Charlie is installing the trellis for the zucchini and cucumbers as Cary supervises.  In the group photo, you see the Pareto Principle in action:  four of the five members who showed up installed a raised bed.  (I am taking the photo.)  It took five of us 3 hours to install the 4' x 8' concrete block bed.  This includes everything--from setting up the bricks to building the trellis to installing the plants.  The estimate does not include hauling the blocks to the site which took me two hours (loading and unloading them from my car.) An fairly accurate guesstimate for installing this size and type of raised bed is 17 person hours.  Thus if you are one person with no friends or family, you could expect to spend about 17 hours setting up such a bed.  The good news is that you would only need to do it once.

 

Burgi's Urban Garden

After lunch yesterday (here in Garland of course) Regina, Cary, Charlie and I went over to Burgi's home.  Burgi, like the four of us, lives in the Coomer Creek area.  Burgi had invited us over to see her garden.  Below is a photo of her 4' x 7' square foot garden.  Note the two by fours that line the edge of the mulch.  Burgi got these end cuts free from Home Depot.  They are stabilized with wire, bent into a horseshoe and inserted in the ground. That's the great thing about visiting other people's urban gardens:  you can always learn from them and get some great ideas for your own garden.  We will be putting this kind of border around the mulch at 4022 Naaman School Road.

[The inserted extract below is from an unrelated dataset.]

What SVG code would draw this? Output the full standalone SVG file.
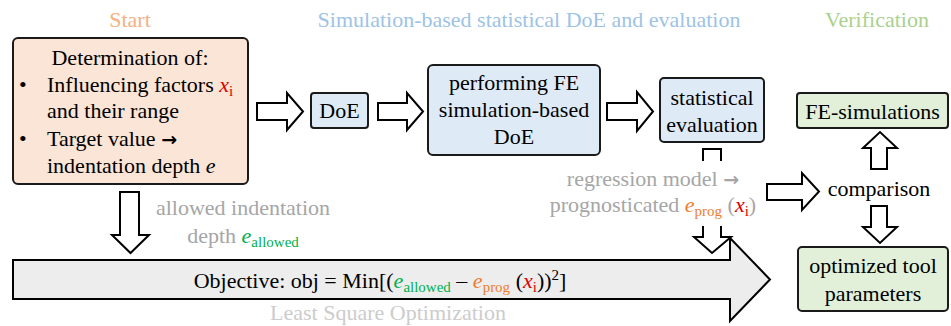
<svg xmlns="http://www.w3.org/2000/svg" width="951" height="326" viewBox="0 0 951 326">
<style>
text{font-family:"Liberation Serif",serif;font-size:22px;fill:#000}
.box{stroke:#1a1a1a;stroke-width:2}
.arr{fill:#fff;stroke:#000;stroke-width:2;stroke-linejoin:miter}
.open{fill:none;stroke:#000;stroke-width:2}
.mid{text-anchor:middle}
.gray{fill:#a6a6a6}
.lgray{fill:#cccccc}
.red{fill:#e00000}
.grn{fill:#00b050}
.org{fill:#ed7d31}
.it{font-style:italic}
.sub{font-size:15px}
.sym{font-family:"DejaVu Sans",sans-serif;font-weight:bold;font-size:19px}
</style>
<rect width="951" height="326" fill="#fff"/>
<g id="titles">
<text x="130" y="27" class="mid" style="fill:#f4b183">Start</text>
<text x="529" y="27" class="mid" style="fill:#9dc3e6">Simulation-based statistical DoE and evaluation</text>
<text x="877" y="27" class="mid" style="fill:#a9d18e">Verification</text>
</g>
<g id="connectors">
<polygon class="arr" points="257,103 287,103 287,93 303,111.5 287,130 287,120 257,120"/>
<polygon class="arr" points="378,103 407,103 407,93 423,111.5 407,130 407,120 378,120"/>
<polygon class="arr" points="607,103 637,103 637,92 653,111.5 637,131 637,120 607,120"/>
<polygon class="arr" points="120,192 139,192 139,235 149,235 130.5,253 112,235 120,235"/>
<polygon class="arr" points="13,260 730,260 730,238 770,279.5 730,321 730,299 13,299" style="fill:#ededed"/>
<path class="open" d="M703,161 V149 H721 V161"/>
<path class="arr" d="M703,226 V237 H694 L712,253 L731,237 H721 V226"/>
<polygon class="arr" points="767,184 802,184 802,173 819,191.5 802,210 802,200 767,200"/>
<polygon class="arr" points="871,169 871,148 863,148 880,132 897,148 887,148 887,169"/>
<polygon class="arr" points="871,206 887,206 887,227 897,227 880,243 863,227 871,227"/>
</g>
<g id="start">
<rect class="box" x="13" y="38" width="235" height="146" rx="5" fill="#fbe5d6"/>
<text x="130" y="65" class="mid">Determination of:</text>
<text x="19" y="92">•</text>
<text x="47" y="92">Influencing factors <tspan class="red it">x</tspan><tspan class="red sub" dy="4">i</tspan></text>
<text x="47" y="118">and their range</text>
<text x="19" y="146">•</text>
<text x="47" y="146">Target value <tspan class="sym">→</tspan></text>
<text x="47" y="173">indentation depth <tspan class="it">e</tspan></text>
</g>
<g id="doe">
<rect class="box" x="311" y="93" width="57" height="35" rx="3" fill="#deebf7"/>
<text x="339.5" y="118" class="mid">DoE</text>
</g>
<g id="fe-doe">
<rect class="box" x="428" y="65" width="172" height="90" rx="5" fill="#deebf7"/>
<text x="514" y="90" class="mid">performing FE</text>
<text x="514" y="117" class="mid">simulation-based</text>
<text x="514" y="144" class="mid">DoE</text>
</g>
<g id="stat">
<rect class="box" x="660" y="78" width="104" height="64" rx="4" fill="#deebf7"/>
<text x="712" y="105" class="mid">statistical</text>
<text x="712" y="132" class="mid">evaluation</text>
</g>
<g id="fe-sim">
<rect class="box" x="797" y="93" width="151" height="35" rx="3" fill="#e2f0d9"/>
<text x="872.5" y="119" class="mid">FE-simulations</text>
</g>
<g id="optimized">
<rect class="box" x="798" y="247" width="150" height="64" rx="4" fill="#e2f0d9"/>
<text x="873" y="273" class="mid">optimized tool</text>
<text x="873" y="301" class="mid">parameters</text>
</g>
<g id="comparison">
<text x="879" y="196" class="mid">comparison</text>
</g>
<g id="labels">
<text x="243" y="215" class="mid gray">allowed indentation</text>
<text x="243" y="243" class="mid gray">depth <tspan class="grn it">e</tspan><tspan class="grn sub" dy="4">allowed</tspan></text>
<text x="653" y="186" class="mid gray">regression model <tspan class="sym">→</tspan></text>
<text x="653" y="212" class="mid gray">prognosticated <tspan class="org it">e</tspan><tspan class="org sub" dy="4">prog</tspan><tspan dy="-4"> (</tspan><tspan class="red it">x</tspan><tspan class="red sub" dy="4">i</tspan><tspan dy="-4">)</tspan></text>
<text x="380" y="288" class="mid">Objective: obj = Min[(<tspan class="grn it">e</tspan><tspan class="grn sub" dy="4">allowed</tspan><tspan dy="-4"> – </tspan><tspan class="org it">e</tspan><tspan class="org sub" dy="4">prog</tspan><tspan dy="-4"> (</tspan><tspan class="red it">x</tspan><tspan class="red sub" dy="4">i</tspan><tspan dy="-4">))</tspan><tspan class="sub" dy="-8">2</tspan><tspan dy="8">]</tspan></text>
<text x="388" y="320" class="mid lgray">Least Square Optimization</text>
</g>
</svg>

If  you want lessons in growing garlic, Burgi is definitely the woman to talk to.  Below is a photo of Cary and Burgi with just one of her garlic beds.  Of course, being a vampire, I kept my distance.

 

Regina and Cary's Urban Garden

Like Charlie, Regina and Cary have a pool in their back yard.  (I did take note of their diving board and will return in late May as I love to dive.)  Pools do present certain challenges that yards without them don't have.  However, with a little determination, and raised beds, you can succeed in having great gardens as Charlie has demonstrated with his poolside garden, now in its third season.  The bed in the foreground at Cary and Regina's poolside is wedge-shaped to accommodate the area around the pool.

Regina and Cary are well on their way to becoming professional urban farmers.  While we were there, we saw their chickens.  When chickens are a little older, they will be moved out of the spare bedroom and into their very own luxurious chicken ranch by the pool.  

Considering the excessive interest in the chickens demonstrated by their two large dogs, it's very wise that Regina and Cary have purchased a chicken coop to assemble from Roaches Feed and Seed here in Garland along with their chicks.